I also, actually, really, truly, went out with my friends! (It’s a mind boggler, honest.) I graced a pub with my presence for the first time in my life… wearing a headscarf. Not many people who can say that one! (We’d planned originally to go to the cinema but only a few of us had booked tickets for the earlier showing. You don’t want to know what we did with the purchased tickets; we’re probably still being cursed.) I didn’t drink any alcohol, of course. Instead I was rather content with an iced coca-cola, which probably wasn’t very clever considering the fact that I’d already consumed an entire box of ice lollies earlier that day… Anyway, for those of you who have followed my blog from the onset, you’d probably be interested in knowing that we were accompanied by, well, the ex-friend. Dun, dun, dun.”
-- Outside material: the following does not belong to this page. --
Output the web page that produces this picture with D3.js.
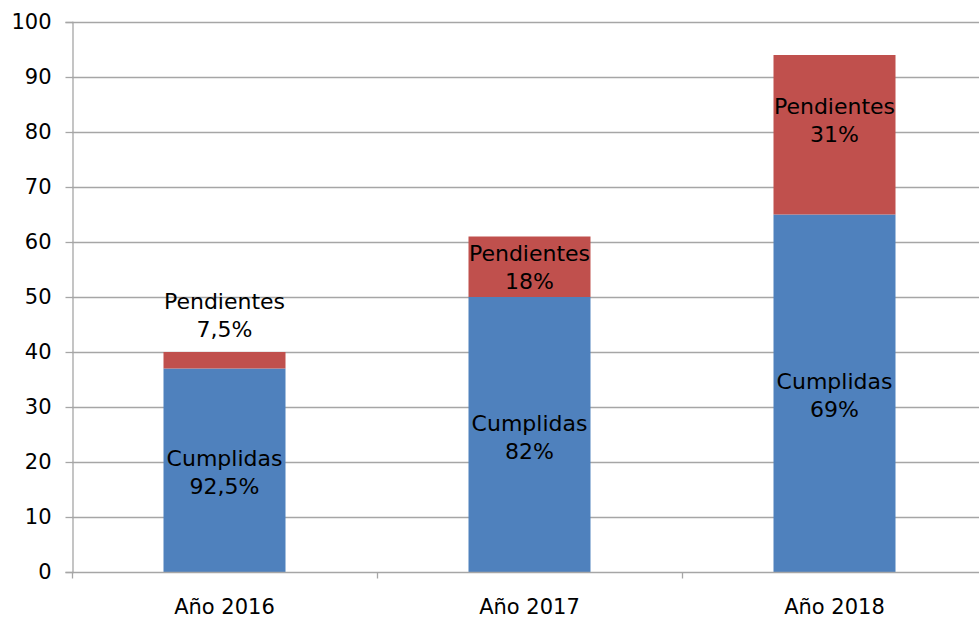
<!DOCTYPE html>
<html><head><meta charset="utf-8">
<script src="https://cdn.jsdelivr.net/npm/d3@7"></script>
<style>body{margin:0;background:#fff}svg{display:block}text{font-family:"DejaVu Sans",Verdana,sans-serif}</style>
</head><body>
<svg id="c" width="979" height="619"></svg>
<script>
const categories = ["Año 2016", "Año 2017", "Año 2018"];
const cumplidas = [37, 50, 65];
const pendientes = [3, 11, 29];
const cumplidasLbl = ["92,5%", "82%", "69%"];
const pendientesLbl = ["7,5%", "18%", "31%"];
const yTicks = [0,10,20,30,40,50,60,70,80,90,100];

const svg = d3.select("#c");
const m = {l:72, t:22, b:47};
const H = 619, plotW = 915;
const x = d3.scaleBand().domain(categories).range([m.l, m.l+plotW]).paddingInner(0.6).paddingOuter(0.3);
const y = d3.scaleLinear().domain([0,100]).range([H-m.b, m.t]);
const grid = "#a6a6a6";

// gridlines
svg.append("g").selectAll("line").data(yTicks.filter(d=>d>0)).join("line")
  .attr("x1", m.l).attr("x2", 979).attr("y1", d=>Math.round(y(d))+0.5).attr("y2", d=>Math.round(y(d))+0.5)
  .attr("stroke", grid).attr("stroke-width",1.3);

// y axis
const ya = svg.append("g").attr("transform",`translate(${m.l+0.5},0)`)
  .call(d3.axisLeft(y).tickValues(yTicks).tickSize(7).tickPadding(14).tickFormat(d3.format("d")));
ya.select(".domain").attr("stroke", grid).attr("stroke-width",1.3);
ya.selectAll(".tick line").attr("stroke", grid).attr("stroke-width",1.3);
ya.selectAll(".tick text").attr("font-size",21).attr("fill","#000").style("font-family","DejaVu Sans");

// bars
const stack = categories.map((c,i)=>({c, a:cumplidas[i], b:pendientes[i], i}));
svg.append("g").selectAll("rect").data(stack).join("rect")
  .attr("x", d=>x(d.c)).attr("width", x.bandwidth())
  .attr("y", d=>y(d.a)).attr("height", d=>y(0)-y(d.a)).attr("fill","#4f81bd");
svg.append("g").selectAll("rect").data(stack).join("rect")
  .attr("x", d=>x(d.c)).attr("width", x.bandwidth())
  .attr("y", d=>y(d.a+d.b)).attr("height", d=>y(d.a)-y(d.a+d.b)).attr("fill","#c0504d");

// x axis
const band = plotW/categories.length;
const xa = svg.append("g").attr("transform",`translate(0,${Math.round(y(0))+0.5})`);
xa.append("line").attr("x1",m.l).attr("x2",979).attr("stroke",grid).attr("stroke-width",1.3);
xa.selectAll("line.t").data(d3.range(categories.length+1)).join("line").attr("class","t")
  .attr("x1",i=>Math.round(m.l+i*band)+0.5).attr("x2",i=>Math.round(m.l+i*band)+0.5)
  .attr("y1",0).attr("y2",6).attr("stroke",grid).attr("stroke-width",1.3);
xa.selectAll("text").data(categories).join("text")
  .attr("x", d=>x(d)+x.bandwidth()/2).attr("y", 41).attr("text-anchor","middle")
  .attr("font-size",21).attr("fill","#000").text(d=>d);

// labels
function label(cx, cy, l1, l2){
  const t = svg.append("text").attr("text-anchor","middle").attr("font-size",22).attr("fill","#000");
  t.append("tspan").attr("x",cx).attr("y",cy-4).text(l1);
  t.append("tspan").attr("x",cx).attr("y",cy+24).text(l2);
}
stack.forEach(d=>{
  const cx = x(d.c)+x.bandwidth()/2;
  label(cx, (y(0)+y(d.a))/2, "Cumplidas", cumplidasLbl[d.i]);
  const top = y(d.a+d.b), mid = y(d.a);
  let cy;
  if (mid-top < 40) cy = top - 39;
  else if (d.i===2) cy = (top+mid)/2 - 17;
  else cy = (top+mid)/2 - 2;
  label(cx, cy, "Pendientes", pendientesLbl[d.i]);
});
</script>
</body></html>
And that was about it for my attempts at drafting, so now, I’m going to go straight into it.
Results day arrived, and though I wasn’t over the moon, they’re salvageable and and two were exactly what I wanted and more than I needed to get into University. Speaking of University, I’ve received three acceptances so far, still waiting on two! I’ve also looked at a few different courses I could apply for during clearing should I fail everything. My future prospects and academic potential are looking sound either way!
As is rather clear from the above so called drafts, I’ve had a rather tumultuous three months when it comes to my emotions and my loved ones. You’ll be happy to know (yes, I’m assuming) that I am again quite content. The storm of emotions, etcetera has abated. More than anything I miss my best friend. I had a Skype conversation with her last night. We ended up comparing tongue sizes and I found out that pink lemonade is actually a thing. (I genuinely had no idea.) Plus, my birthday present may entail something debauched… I am genuinely frightened. But she’ll be coming back to the city soon so I am rather excited for that!
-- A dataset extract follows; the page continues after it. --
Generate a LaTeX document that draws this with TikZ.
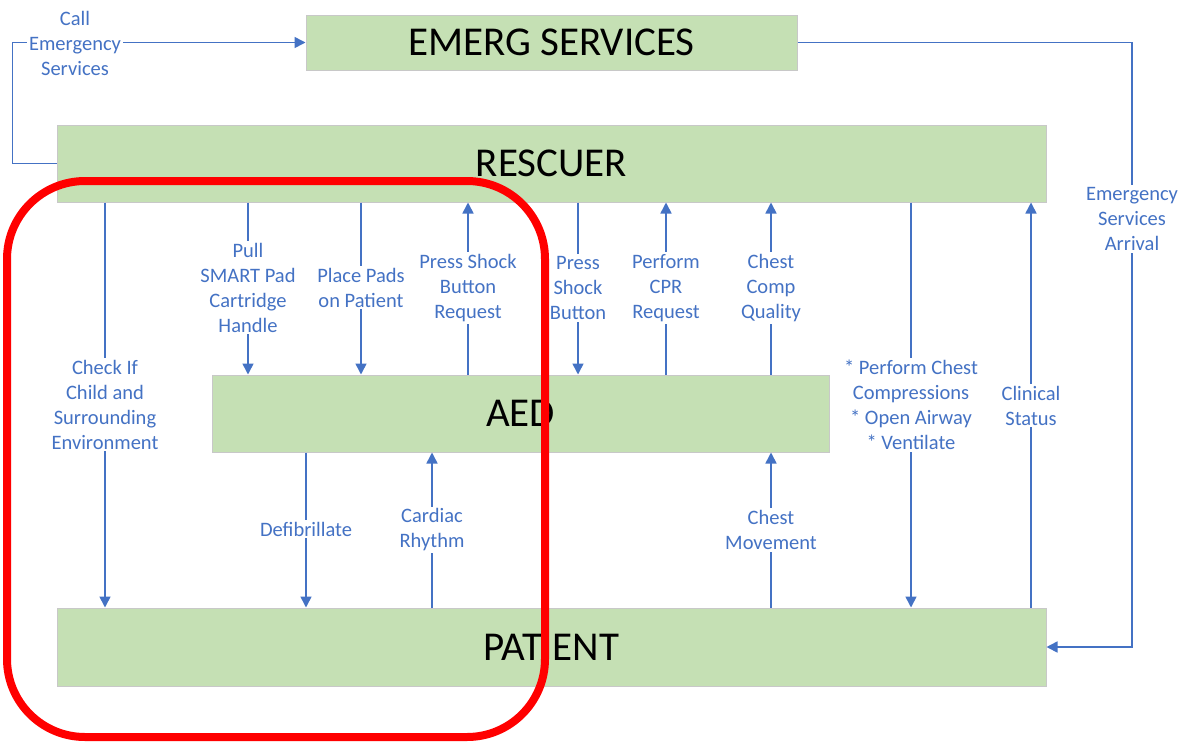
\documentclass[tikz,border=0pt]{standalone}
\usepackage{fontspec}
\setmainfont{Carlito}
\usetikzlibrary{arrows.meta}
\definecolor{boxgreen}{HTML}{C5E0B4}
\definecolor{boxedge}{HTML}{C8C8C8}
\definecolor{flowblue}{HTML}{4472C4}
\tikzset{
  block/.style={draw=boxedge, line width=1pt, fill=boxgreen, inner sep=0pt,
    font=\fontsize{41}{49}\selectfont, text=black},
  flow/.style={draw=flowblue, line width=1.6pt,
    -{Triangle[width=11pt,length=11pt]}},
  plain/.style={draw=flowblue, line width=1.6pt},
  lbl/.style={fill=white, inner sep=2pt, align=center, text=flowblue,
    font=\fontsize{20.5}{25}\selectfont},
  focus/.style={draw=red, line width=8pt, rounded corners=78pt}
}
\begin{document}
\begin{tikzpicture}[x=1pt, y=-1pt]
\useasboundingbox (0,0) rectangle (1178,742);

% main blocks
\node[block, minimum width=491pt, minimum height=55pt] (emerg) at (551.5,42.5) {EMERG SERVICES};
\node[block, minimum width=989pt, minimum height=77pt] (rescuer) at (551.5,163.5) {RESCUER};
\node[block, minimum width=617pt, minimum height=77pt] (aed) at (520.5,413.5) {AED};
\node[block, minimum width=989pt, minimum height=78pt] (patient) at (551.5,647) {PATIENT};

% label positions (each label sits on its own connector)
\coordinate (callc) at (75,43);
\coordinate (arrc) at (1132,219);
\coordinate (checkc) at (105,404.5);
\coordinate (pullc) at (248,287.5);
\coordinate (placec) at (361,287.5);
\coordinate (preqc) at (468,288);
\coordinate (pressc) at (578,288);
\coordinate (cprc) at (666,288);
\coordinate (qualc) at (771,288);
\coordinate (compc) at (911,405);
\coordinate (clinc) at (1031,405.5);
\coordinate (defc) at (306,529);
\coordinate (cardc) at (432,530);
\coordinate (movc) at (771,530);

% connectors
\draw[flow] (rescuer.west) -- ++(-44,0) |- (emerg.west);
\draw[flow] (emerg.east) -- (emerg.east -| arrc) |- (patient.east);
\draw[flow] (rescuer.south -| checkc) -- (patient.north -| checkc);
\draw[flow] (rescuer.south -| pullc) -- (aed.north -| pullc);
\draw[flow] (rescuer.south -| placec) -- (aed.north -| placec);
\draw[flow] (aed.north -| preqc) -- (rescuer.south -| preqc);
\draw[flow] (rescuer.south -| pressc) -- (aed.north -| pressc);
\draw[flow] (aed.north -| cprc) -- (rescuer.south -| cprc);
\draw[flow] (aed.north -| qualc) -- (rescuer.south -| qualc);
\draw[flow] (rescuer.south -| compc) -- (patient.north -| compc);
\draw[flow] (patient.north -| clinc) -- (rescuer.south -| clinc);
\draw[flow] (aed.south -| defc) -- (patient.north -| defc);
\draw[flow] (patient.north -| cardc) -- (aed.south -| cardc);
\draw[flow] (patient.north -| movc) -- (aed.south -| movc);

% connector labels
\node[lbl] (call) at (callc) {Call\\Emergency\\Services};
\node[lbl] (arrival) at (arrc) {Emergency\\Services\\Arrival};
\node[lbl] (check) at (checkc) {Check If\\Child and\\Surrounding\\Environment};
\node[lbl] (pull) at (pullc) {Pull\\SMART Pad\\Cartridge\\Handle};
\node[lbl] (place) at (placec) {Place Pads\\on Patient};
\node[lbl] (preq) at (preqc) {Press Shock\\Button\\Request};
\node[lbl] (press) at (pressc) {Press\\Shock\\Button};
\node[lbl] (cpr) at (cprc) {Perform\\CPR\\Request};
\node[lbl] (qual) at (qualc) {Chest\\Comp\\Quality};
\node[lbl] (comp) at (compc) {* Perform Chest\\Compressions\\* Open Airway\\* Ventilate};
\node[lbl] (clin) at (clinc) {Clinical\\Status};
\node[lbl] (def) at (defc) {Defibrillate};
\node[lbl] (card) at (cardc) {Cardiac\\Rhythm};
\node[lbl] (mov) at (movc) {Chest\\Movement};

% highlighted region
\draw[focus] (7,181) rectangle (545,737);
\end{tikzpicture}
\end{document}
In other news, my mother will be headed of to Pakistan in two weeks and I am rather sad about that. I know I’ll miss her more than I should be allowed to. We’ll be living with our uncle, (he’s a strict Doctor-type and I do love him) which my younger sister is not really looking forward to, so that’ll be an interesting experience.
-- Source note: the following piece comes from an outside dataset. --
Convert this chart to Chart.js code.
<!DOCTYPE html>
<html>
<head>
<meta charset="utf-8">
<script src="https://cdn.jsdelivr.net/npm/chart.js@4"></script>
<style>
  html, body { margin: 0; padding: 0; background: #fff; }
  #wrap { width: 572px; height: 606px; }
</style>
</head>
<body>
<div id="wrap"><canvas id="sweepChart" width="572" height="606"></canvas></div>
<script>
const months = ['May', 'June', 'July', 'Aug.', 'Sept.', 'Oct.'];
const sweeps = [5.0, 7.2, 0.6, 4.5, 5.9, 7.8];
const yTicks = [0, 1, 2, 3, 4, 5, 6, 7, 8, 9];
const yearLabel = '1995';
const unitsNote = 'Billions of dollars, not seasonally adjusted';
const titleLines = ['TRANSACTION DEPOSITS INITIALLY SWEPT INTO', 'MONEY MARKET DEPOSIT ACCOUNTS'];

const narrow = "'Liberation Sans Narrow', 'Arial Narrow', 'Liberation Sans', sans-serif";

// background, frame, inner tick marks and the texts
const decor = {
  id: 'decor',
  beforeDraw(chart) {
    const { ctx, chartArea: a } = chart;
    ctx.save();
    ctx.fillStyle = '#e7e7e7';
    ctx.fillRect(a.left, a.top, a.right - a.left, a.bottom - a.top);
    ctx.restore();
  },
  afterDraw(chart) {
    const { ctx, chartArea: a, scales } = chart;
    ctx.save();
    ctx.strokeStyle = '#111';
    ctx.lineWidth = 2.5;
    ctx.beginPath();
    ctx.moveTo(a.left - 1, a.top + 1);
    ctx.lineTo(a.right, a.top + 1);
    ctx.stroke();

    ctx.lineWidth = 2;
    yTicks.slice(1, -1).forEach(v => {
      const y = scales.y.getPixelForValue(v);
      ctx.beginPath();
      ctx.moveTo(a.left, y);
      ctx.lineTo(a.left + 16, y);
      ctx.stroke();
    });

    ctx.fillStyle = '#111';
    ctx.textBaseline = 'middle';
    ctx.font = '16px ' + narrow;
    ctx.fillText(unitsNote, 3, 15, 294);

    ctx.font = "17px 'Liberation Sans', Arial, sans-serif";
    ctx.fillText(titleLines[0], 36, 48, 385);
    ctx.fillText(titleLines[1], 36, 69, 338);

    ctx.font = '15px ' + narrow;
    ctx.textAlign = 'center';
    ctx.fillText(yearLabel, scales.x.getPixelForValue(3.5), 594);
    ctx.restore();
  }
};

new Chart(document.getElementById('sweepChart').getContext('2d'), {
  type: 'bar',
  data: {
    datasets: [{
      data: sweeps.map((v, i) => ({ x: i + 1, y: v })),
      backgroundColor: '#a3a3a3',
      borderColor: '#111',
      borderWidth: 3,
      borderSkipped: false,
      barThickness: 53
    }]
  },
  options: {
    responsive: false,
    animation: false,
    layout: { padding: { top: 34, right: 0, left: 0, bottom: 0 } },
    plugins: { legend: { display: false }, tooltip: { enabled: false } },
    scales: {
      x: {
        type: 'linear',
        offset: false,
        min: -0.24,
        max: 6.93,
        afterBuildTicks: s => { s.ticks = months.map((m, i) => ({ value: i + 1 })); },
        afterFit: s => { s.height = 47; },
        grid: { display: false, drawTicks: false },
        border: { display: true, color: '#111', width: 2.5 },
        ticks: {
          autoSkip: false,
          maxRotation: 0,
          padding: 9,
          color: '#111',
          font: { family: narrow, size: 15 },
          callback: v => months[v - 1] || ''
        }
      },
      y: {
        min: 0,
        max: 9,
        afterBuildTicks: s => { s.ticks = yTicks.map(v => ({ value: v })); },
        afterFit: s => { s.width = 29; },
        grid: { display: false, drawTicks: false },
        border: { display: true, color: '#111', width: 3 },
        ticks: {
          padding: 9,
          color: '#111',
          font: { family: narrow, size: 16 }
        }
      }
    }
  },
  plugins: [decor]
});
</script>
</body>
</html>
So! Me, the socialite! (Yes, I’d be choking in shock too.) I’ve genuinely been quite busy the last few weeks, meeting up with various friends (how am I finding these people, seriously?). One of whom was, yes, the ex-friend, (who will henceforth be known as… I’ll come up with something, Tortoise or Badger most likely.) Others included Fluffy and another two old acquaintances I’m rather glad have returned. Not to mention my birthday (Fluffy baked me my cake!), and the results day get together! (That, I must admit was somewhat amusing, as well as rather enlightening, cleansing and emotional… Golly!)
Anywho, I think that’s about caught you up, yes? Now, quotes, my wonderful quotes.
Well, recently, my love for the genius that is Patrick Rothfuss has rekindled, so I shall hunt him up!
“It’s like everyone tells a story about themselves inside their own head. Always. All the time. That story makes you what you are. We build ourselves out of that story.” ~ Patrick Rothfuss , The Name of the Wind.
Isn’t he wonderrful? And so right.
I bid thee adieu, readers! Hopefully, I shan’t take as long to monologue at you all again!